Now, we want to rearrange this into a standard quadratic equation form, $ax^2 + bx + c = 0$. To do this, we move all terms to one side. Let's move the terms from the left to the right side to keep the $z^2$ term positive:

$$0 = 12z^2 - 24z - 18z + 18$$

Combine the $z$ terms:

$$0 = 12z^2 - 42z + 18$$

This is our quadratic equation. We can simplify it further by dividing all terms by their greatest common divisor, which is 6:

$$0 = 2z^2 - 7z + 3$$

We have successfully transformed the original rational equation into a quadratic equation. The next step is to solve this quadratic equation to find the possible values of $z$. Remember, these are potential solutions, and we'll need to check them against our initial restrictions ($z \neq 0$ and $z \neq 2$) later.

Solving the Quadratic Equation

We are now faced with the quadratic equation $2z^2 - 7z + 3 = 0$. There are several methods to solve quadratic equations, including factoring, completing the square, and using the quadratic formula.

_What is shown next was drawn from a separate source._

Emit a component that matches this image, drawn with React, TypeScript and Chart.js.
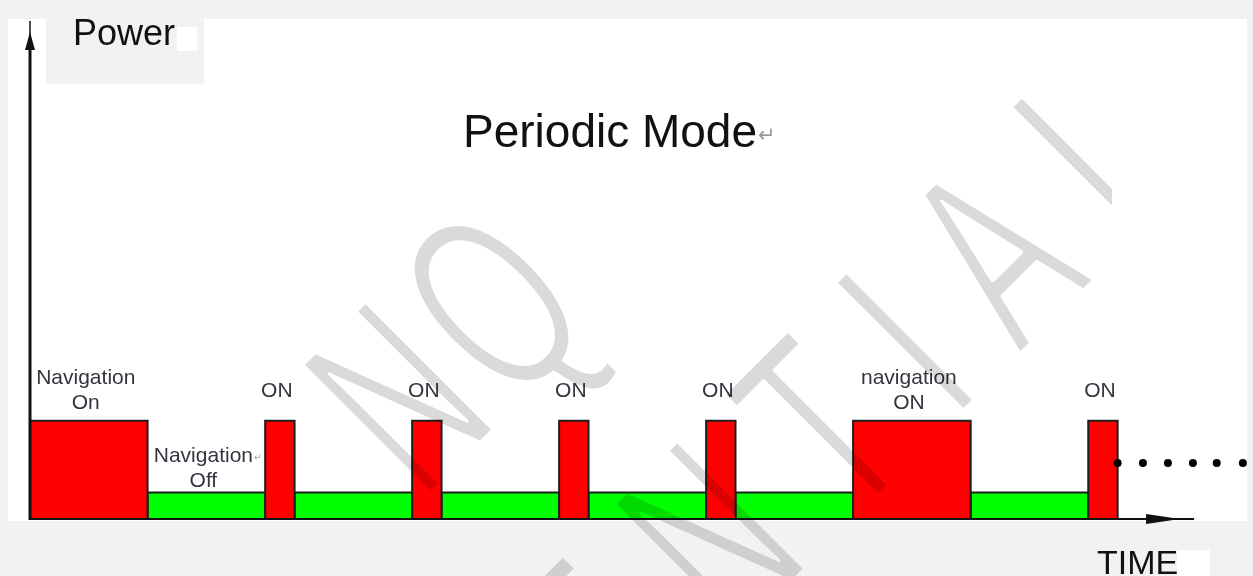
import React, { useEffect, useRef } from "react";
import { Chart, registerables } from "chart.js";

Chart.register(...registerables);

// ---- data ----
const segmentStates = ["on", "off", "on", "off", "on", "off", "on", "off", "on", "off", "on", "off", "on"];
const segmentDurations = [4, 4, 1, 4, 1, 4, 1, 4, 1, 4, 4, 4, 1];
const segmentLabels = [
  ["Navigation", "On"],
  ["Navigation↵", "Off"],
  ["ON"],
  [],
  ["ON"],
  [],
  ["ON"],
  [],
  ["ON"],
  [],
  ["navigation", "ON"],
  [],
  ["ON"],
];
const stateNames = ["on", "off"];
const statePower = [19.7, 5.3];
const stateColors = ["#ff0000", "#00ff00"];
const dotTimes = [37.0, 37.86, 38.71, 39.56, 40.37, 41.26];
const dotPower = [11.2, 11.2, 11.2, 11.2, 11.2, 11.2];
const timeAxisEnd = 39.6;
const timeMax = 41.4;
const powerMax = 100;
const titleText = "Periodic Mode↵";
const yAxisTitle = "Power";
const xAxisTitle = "TIME";

const FONT = '"Liberation Sans", Arial, sans-serif';

function buildSegments() {
  let t = 0;
  return segmentDurations.map((d, i) => {
    const si = stateNames.indexOf(segmentStates[i]);
    const seg = { start: t, end: t + d, power: statePower[si], color: stateColors[si], state: si, label: segmentLabels[i] };
    t += d;
    return seg;
  });
}

function drawTextWithMark(ctx: CanvasRenderingContext2D, text: string, x: number, y: number, size: number, color: string, align: "center" | "left") {
  const hasMark = text.endsWith("↵");
  const core = hasMark ? text.slice(0, -1) : text;
  ctx.font = `${size}px ${FONT}`;
  ctx.fillStyle = color;
  ctx.textAlign = align;
  ctx.textBaseline = "alphabetic";
  ctx.fillText(core, x, y);
  if (hasMark) {
    const w = ctx.measureText(core).width;
    const endX = align === "center" ? x + w / 2 : x + w;
    ctx.font = `${Math.round(size * 0.45)}px "DejaVu Sans", sans-serif`;
    ctx.fillStyle = "#9a9a9a";
    ctx.textAlign = "left";
    ctx.fillText("↵", endX + 1, y - size * 0.1);
  }
}

function drawWatermarkLine(ctx: CanvasRenderingContext2D, text: string, anchorIndex: number, baseSum: number, s: number, spacing: number) {
  const ax = (baseSum + s * Math.SQRT2) / 2;
  const ay = (baseSum - s * Math.SQRT2) / 2;
  const pass = (mode: "fill" | "thin") => {
    ctx.save();
    ctx.translate(ax, ay);
    ctx.rotate(-Math.PI / 4);
    ctx.scale(0.6, 1);
    ctx.font = `265px ${FONT}`;
    ctx.textAlign = "left";
    ctx.textBaseline = "alphabetic";
    if (mode === "thin") {
      ctx.globalCompositeOperation = "destination-out";
      ctx.lineWidth = 5;
      ctx.lineJoin = "round";
      ctx.strokeStyle = "#000";
    }
    let x = 0;
    for (let i = 0; i < anchorIndex; i++) x -= ctx.measureText(text[i]).width + spacing;
    for (const ch of text) {
      if (mode === "fill") ctx.fillText(ch, x, 0);
      else ctx.strokeText(ch, x, 0);
      x += ctx.measureText(ch).width + spacing;
    }
    ctx.restore();
  };
  pass("fill");
  pass("thin");
}

const decorPlugin = {
  id: "decor",
  beforeDraw(chart: any) {
    const ctx: CanvasRenderingContext2D = chart.ctx;
    ctx.save();
    ctx.fillStyle = "#f2f2f2";
    ctx.fillRect(0, 0, chart.width, chart.height);
    ctx.fillStyle = "#ffffff";
    ctx.fillRect(8, 19, 1239, 502);
    ctx.fillStyle = "#f2f2f2";
    ctx.fillRect(46, 19, 158, 65);
    ctx.restore();
  },
  afterDatasetsDraw(chart: any) {
    const ctx: CanvasRenderingContext2D = chart.ctx;
    const xs = chart.scales.x;
    const ys = chart.scales.y;
    const segs = buildSegments();
    ctx.save();

    // axes
    const x0 = xs.getPixelForValue(0);
    const y0 = ys.getPixelForValue(0);
    const yTop = ys.getPixelForValue(powerMax);
    const xEnd = xs.getPixelForValue(timeAxisEnd);
    ctx.strokeStyle = "#111";
    ctx.fillStyle = "#111";
    ctx.lineCap = "butt";
    ctx.lineWidth = 3;
    ctx.beginPath();
    ctx.moveTo(x0, y0 + 1);
    ctx.lineTo(x0, yTop + 28);
    ctx.stroke();
    ctx.lineWidth = 1.5;
    ctx.beginPath();
    ctx.moveTo(x0, yTop + 28);
    ctx.lineTo(x0, yTop + 1);
    ctx.stroke();
    ctx.beginPath();
    ctx.moveTo(x0, yTop + 12);
    ctx.lineTo(x0 - 5, yTop + 30);
    ctx.lineTo(x0 + 5, yTop + 30);
    ctx.closePath();
    ctx.fill();

    ctx.lineWidth = 2;
    ctx.beginPath();
    ctx.moveTo(x0, y0);
    ctx.lineTo(xEnd, y0);
    ctx.stroke();
    ctx.beginPath();
    ctx.moveTo(xEnd - 14, y0);
    ctx.lineTo(xEnd - 48, y0 - 5);
    ctx.lineTo(xEnd - 48, y0 + 5);
    ctx.closePath();
    ctx.fill();

    // segment labels
    const labelGap = [30, 24];
    segs.forEach((seg) => {
      const lines = seg.label;
      if (!lines.length) return;
      const cx = xs.getPixelForValue((seg.start + seg.end) / 2);
      const top = ys.getPixelForValue(seg.power);
      const center = top - labelGap[seg.state];
      lines.forEach((ln, j) => {
        const capCenter = center + (j - (lines.length - 1) / 2) * 25;
        drawTextWithMark(ctx, ln, cx - 3, capCenter + 6, 21, "#34343f", "center");
      });
    });

    // titles
    drawTextWithMark(ctx, titleText, 463, 147, 46, "#111", "left");
    drawTextWithMark(ctx, yAxisTitle, 73, 45, 36, "#111", "left");
    drawTextWithMark(ctx, xAxisTitle, 1097, 574, 34, "#111", "left");
    ctx.fillStyle = "#ffffff";
    ctx.fillRect(177, 27, 20, 24);
    ctx.fillRect(1177, 550, 33, 26);

    // watermark (rendered offscreen, thinned, then multiplied on top)
    const off = document.createElement("canvas");
    off.width = chart.width;
    off.height = chart.height;
    const octx = off.getContext("2d") as CanvasRenderingContext2D;
    octx.fillStyle = "#dadada";
    drawWatermarkLine(octx, "NQ", 0, 924, -57, 23);
    drawWatermarkLine(octx, "CONFIDENTIAL", 7, 1375, 65, 83);
    ctx.save();
    ctx.beginPath();
    ctx.rect(0, 0, 1112, chart.height);
    ctx.clip();
    ctx.globalCompositeOperation = "multiply";
    ctx.drawImage(off, 0, 0);
    ctx.restore();

    ctx.restore();
  },
};

export default function App() {
  const ref = useRef<HTMLCanvasElement>(null);
  useEffect(() => {
    const segs = buildSegments();
    const segDatasets = segs.map((seg) => ({
      type: "line" as const,
      data: [
        { x: seg.start, y: 0 },
        { x: seg.start, y: seg.power },
        { x: seg.end, y: seg.power },
        { x: seg.end, y: 0 },
      ],
      fill: "origin",
      backgroundColor: seg.color,
      borderColor: "#1e1e1e",
      borderWidth: 2,
      borderJoinStyle: "miter" as const,
      pointRadius: 0,
      tension: 0,
      clip: false as any,
      order: seg.state === 0 ? 1 : 2,
    }));
    const dotsDataset = {
      type: "line" as const,
      data: dotTimes.map((t, i) => ({ x: t, y: dotPower[i] })),
      showLine: false,
      pointRadius: 4,
      pointBackgroundColor: "#000",
      pointBorderColor: "#000",
      pointBorderWidth: 0,
      clip: false as any,
      order: 0,
    };
    const chart = new Chart(ref.current as HTMLCanvasElement, {
      type: "line",
      data: { datasets: [...segDatasets, dotsDataset] as any },
      options: {
        animation: false,
        responsive: false,
        devicePixelRatio: 1,
        events: [],
        layout: { padding: { left: 30, right: 6, top: 20, bottom: 57 } },
        scales: {
          x: { type: "linear", min: 0, max: timeMax, display: false },
          y: { type: "linear", min: 0, max: powerMax, display: false },
        },
        plugins: {
          legend: { display: false },
          tooltip: { enabled: false },
          title: { display: false },
        },
      },
      plugins: [decorPlugin],
    });
    return () => chart.destroy();
  }, []);
  return (
    <div style={{ position: "fixed", left: 0, top: 0, width: 1253, height: 576, background: "#f2f2f2" }}>
      <canvas ref={ref} width={1253} height={576} style={{ width: 1253, height: 576, display: "block" }} />
    </div>
  );
}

Let's try factoring first, as it's often the quickest if the equation is factorable.

We are looking for two numbers that multiply to $(2 \times 3 = 6)$ and add up to $-7$. These numbers are $-1$ and $-6$. We can use these numbers to rewrite the middle term $-7z$ as $-z - 6z$:

$$2z^2 - z - 6z + 3 = 0$$

Now, we can factor by grouping. Group the first two terms and the last two terms:

$$(2z^2 - z) + (-6z + 3) = 0$$

Factor out the greatest common factor from each group:

$$z(2z - 1) - 3(2z - 1) = 0$$

Notice that we have a common binomial factor $(2z - 1)$. We can factor this out:

$$(2z - 1)(z - 3) = 0$$

For this product to be zero, at least one of the factors must be zero. So, we set each factor equal to zero and solve for $z$:

Case 1: $2z - 1 = 0$

$$2z = 1$$

$$z = \frac{1}{2}$$

Case 2: $z - 3 = 0$

$$z = 3$$

So, our potential solutions are $z = \frac{1}{2}$ and $z = 3$. These are the values that satisfy the quadratic equation $2z^2 - 7z + 3 = 0$. The next crucial step is to verify if these solutions are valid for the original rational equation by checking them against the restrictions we identified earlier: $z \neq 0$ and $z \neq 2$.

Checking for Extraneous Solutions

This is a critical phase in solving rational equations. We found two potential solutions: $z = \frac{1}{2}$ and $z = 3$. Now, we must compare these with the values that would make the original denominators zero. Our restrictions were $z \neq 0$ and $z \neq 2$.

Let's examine our first potential solution, $z = \frac{1}{2}$. Is $\frac{1}{2}$ equal to 0? No. Is $\frac{1}{2}$ equal to 2? No. Therefore, $z = \frac{1}{2}$ is a valid solution.

Now, let's look at our second potential solution, $z = 3$. Is 3 equal to 0? No. Is 3 equal to 2? No. Therefore, $z = 3$ is also a valid solution.

Since both potential solutions do not violate the initial restrictions, they are both actual solutions to the original equation $\frac{9}{z}+\frac{9}{z-2}=12$. This means that when $z$ is $\frac{1}{2}$ or $3$, the equation holds true. It's always a good practice to plug these values back into the original equation to double-check, but since they passed the restriction test, we can be confident in our answer.

Conclusion: The Solutions Revealed

After carefully navigating the steps of clearing denominators, simplifying, and solving the resulting quadratic equation, we have arrived at our answer. The equation $\frac{9}{z}+\frac{9}{z-2}=12$ has two distinct solutions. These solutions are $z = \frac{1}{2}$ and $z = 3$. Both of these values are valid because they do not cause any denominator in the original equation to become zero. This meticulous process ensures that we have found all possible values for $z$ that satisfy the given condition.

Understanding how to solve rational equations is a fundamental skill in algebra, opening doors to solving more complex problems in various fields, including engineering, physics, and economics. The key is to be systematic, mindful of restrictions, and confident in your algebraic manipulation.

For further exploration and practice with algebraic equations, you might find the resources at Khan Academy to be incredibly helpful. They offer a wide range of lessons and practice problems on various mathematical topics, including solving rational and quadratic equations.

Options Recap:

A. no solution B. 3 C. $\frac{1}{2}$ and 3 D. $\frac{1}{2}$

Based on our analysis, the correct option is C. $\frac{1}{2}$ and 3.